Supplementary H2O2 generation in capacitive deionization with a three-phase architecture and its application in simultaneous desalination and organics control

Cathodic oxygen reduction, as a Faradaic side reaction, has been proven to be thermodynamically favorable for H2O2 generation in capacitive deionization (CDI), which may provide a greener manner for organics control alongside desalination. However, the low levels of dissolved oxygen (DO) in saline water and its potential Faradaic degradation of carbon-based electrodes limit the H2O2 generation in the conventional CDI (C-CDI). Herein, a novel three-phase CDI architecture (T-CDI) was proposed to simultaneously achieve stable desalination and supplementary H2O2 generation. Unlike C-CDI architecture, T-CDI was open-ended at the cathode side, where porous nickel foam was used as current collector and air diffusion layer.
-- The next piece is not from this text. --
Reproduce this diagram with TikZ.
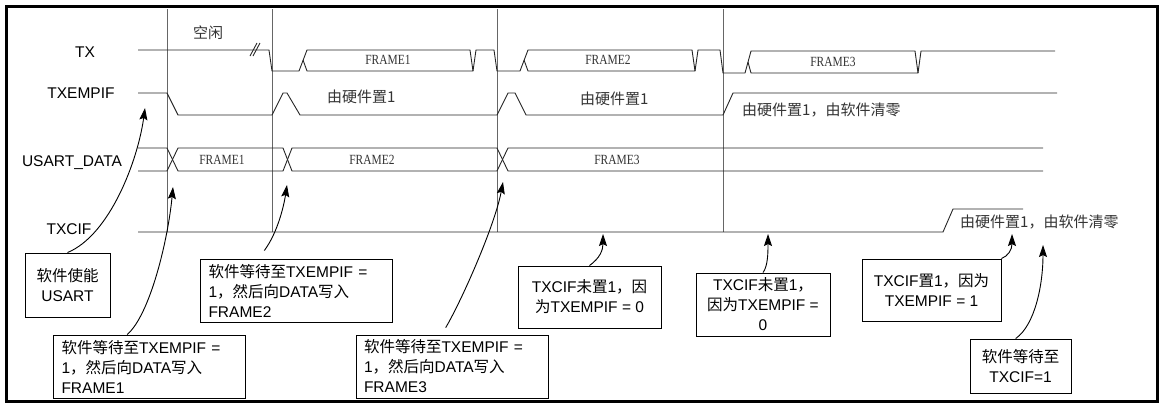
\documentclass[tikz,border=0pt]{standalone}
\usepackage{fontspec}
\setmainfont{Liberation Sans}
\newfontfamily\zh{Noto Sans CJK SC}
\newfontfamily\frm{Liberation Serif}
\usetikzlibrary{arrows.meta}
\newcommand{\fr}[1]{\scalebox{0.82}[1]{#1}}

\begin{document}
\begin{tikzpicture}[
  x=1pt, y=-1pt,
  >={Stealth[length=12pt,width=8pt,inset=2pt]},
  sig/.style={line width=0.9pt, draw=black!85},
  vline/.style={line width=0.9pt, draw=black!60},
  lbl/.style={font=\fontsize{15.5}{18}\selectfont},
  frm/.style={font=\frm\fontsize{14}{16}\selectfont, text=black!80},
  ann/.style={font=\zh\fontsize{15}{17}\selectfont, anchor=west, inner sep=0pt, text=black!80},
  note/.style={draw, line width=0.9pt, font=\fontsize{15.5}{20}\selectfont, align=center, inner sep=4pt},
  notel/.style={note, align=left, inner xsep=8pt, text width=176pt, minimum height=63pt},
  arr/.style={->, line width=0.9pt}]

\useasboundingbox (0,0) rectangle (1161,410);
\draw[line width=3pt] (6,6) rectangle (1157,401);

% time marks
\foreach \x in {167,272,497,723}
  \draw[vline] (\x,9) -- (\x,232);

% signal names
\node[lbl] (nTX)  at (85,52)  {TX};
\node[lbl] (nEMP) at (81,93)  {TXEMPIF};
\node[lbl] (nDAT) at (72,163) {USART\_DATA};
\node[lbl] (nTC)  at (69,229) {TXCIF};

% TX
\draw[sig] (138,50) -- (269,50) -- (272,71) -- (299,71) -- (307,50) -- (470,50) -- (473,71);
\draw[sig] (303,60) -- (307,71) -- (473,71) -- (476,50) -- (494,50) -- (497,71) -- (520,71)
  -- (528,50) -- (692,50) -- (695,71);
\draw[sig] (524,60) -- (528,71) -- (695,71) -- (698,50) -- (720,50) -- (723,73) -- (745,73)
  -- (751,51) -- (915,51) -- (918,73);
\draw[sig] (748,62) -- (751,73) -- (918,73) -- (921,51) -- (1055,51);
\draw[sig] (250,56) -- (257,43) (253,56) -- (260,43);
\node[frm] (f1tx) at (388,60) {\fr{FRAME1}};
\node[frm] (f2tx) at (608,60) {\fr{FRAME2}};
\node[frm] (f3tx) at (833,62) {\fr{FRAME3}};

% TXEMPIF
\draw[sig] (138,93) -- (167,93) -- (178,115) -- (272,115) -- (283,93) -- (287,93) -- (300,115)
  -- (497,115) -- (508,93) -- (515,93) -- (526,115) -- (723,115) -- (733,93) -- (1057,93);

% USART_DATA
\draw[sig] (138,148) -- (167,148) -- (178,171) -- (283,171) -- (292,148) -- (497,148) -- (508,171) -- (1043,171);
\draw[sig] (138,171) -- (167,171) -- (178,148) -- (283,148) -- (292,171) -- (497,171) -- (508,148) -- (1043,148);
\node[frm] (f1d) at (222,160) {\fr{FRAME1}};
\node[frm] (f2d) at (372,160) {\fr{FRAME2}};
\node[frm] (f3d) at (617,160) {\fr{FRAME3}};

% TXCIF
\draw[sig] (138,232) -- (943,232) -- (953,209) -- (1023,209);

% annotations
\node[ann] (idle) at (193,33)  {空闲};
\node[ann] (hw1)  at (327,97)  {由硬件置1};
\node[ann] (hw2)  at (580,99)  {由硬件置1};
\node[ann] (hw3)  at (742,110) {由硬件置1，由软件清零};
\node[ann] (hw4)  at (960,222) {由硬件置1，由软件清零};

% points on the waveforms
\coordinate (pEn) at (145,108);
\coordinate (pW1) at (173,187);
\coordinate (pW2) at (287,185);
\coordinate (pW3) at (503,182);
\coordinate (pC1) at (603,234);
\coordinate (pC2) at (768,234);
\coordinate (pC3) at (1012,234);
\coordinate (pC4) at (1043,245);

% notes
\node[note, minimum width=85pt, minimum height=64pt] (en) at (67.5,285) {{\zh 软件使能}\\USART};
\node[notel] (w1) at (149.5,366.5) {{\zh 软件等待至}TXEMPIF =\\1{\zh ，然后向}DATA{\zh 写入}\\FRAME1};
\node[notel] (w2) at (296.5,290.5) {{\zh 软件等待至}TXEMPIF =\\1{\zh ，然后向}DATA{\zh 写入}\\FRAME2};
\node[notel] (w3) at (452,366.5)   {{\zh 软件等待至}TXEMPIF =\\1{\zh ，然后向}DATA{\zh 写入}\\FRAME3};
\node[note, minimum width=143pt, minimum height=62pt] (c1) at (589.5,297) {TXCIF{\zh 未置}1{\zh ，因}\\{\zh 为}TXEMPIF = 0};
\node[note, minimum width=134pt, minimum height=63pt] (c2) at (763,304.5) {TXCIF{\zh 未置}1{\zh ，}\\{\zh 因为}TXEMPIF =\\0};
\node[note, minimum width=139pt, minimum height=62pt] (c3) at (931.5,290) {TXCIF{\zh 置}1{\zh ，因为}\\TXEMPIF = 1};
\node[note, minimum width=101pt, minimum height=54pt] (c4) at (1020.5,366) {{\zh 软件等待至}\\TXCIF=1};

% pointers
\draw[arr] (en.north) .. controls (110,235) and (138,160) .. (pEn);
\draw[arr] (w1.125) .. controls (150,315) and (168,240) .. (pW1);
\draw[arr, shorten <=10pt] (w2.140) .. controls (278,232) and (284,205) .. (pW2);
\draw[arr, shorten <=8pt] (w3.108) .. controls (462,300) and (495,225) .. (pW3);
\draw[arr] (c1.north) .. controls (600,258) and (603,250) .. (pC1);
\draw[arr] (c2.north) .. controls (768,266) and (768,252) .. (pC2);
\draw[arr] (c3.north east) .. controls (1008,256) and (1012,250) .. (pC3);
\draw[arr] (c4.100) .. controls (1035,325) and (1043,285) .. (pC4);

\end{tikzpicture}
\end{document}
Accordingly, a stable gas–liquid-solid three-phase interface was created inside the cathode, thus enhancing the diffusion and utilization of atmospheric air and preventing the damaging effects of excessive DO on the electrode. A stable electrosorption and electrocatalysis performance for T-CDI was obtained by regulating electrode hydrophilic-hydrophobic properties, comparing with other CDI configurations, and altering operating conditions. The salt adsorption capacity and H2O2 accumulative concentration were 14.91 mg/g and 25.55 mg/L, respectively. Furthermore, the simultaneous desalination and organics control in T-CDI were investigated with the assistance of UV irradiation (T-CDI/UV). When treating NaCl and sulfamethazine (SMR) mixture solution, T-CDI/UV significantly reduced the irreversible electrode organic fouling and improved the desalination stability. Additionally, the potentially hazardous SMR was effectively removed alongside desalination. Finally, the long-term operation of T-CDI demonstrated that the generated H2O2 cannot induce an additional substantial deterioration in desalination stability. The techno-economic assessment showed T-CDI was economically competitive compared with C-CDI. This study provides insights into the synergy of non-Faradaic and Faradaic processes and further diversifies the application of CDI in water treatment.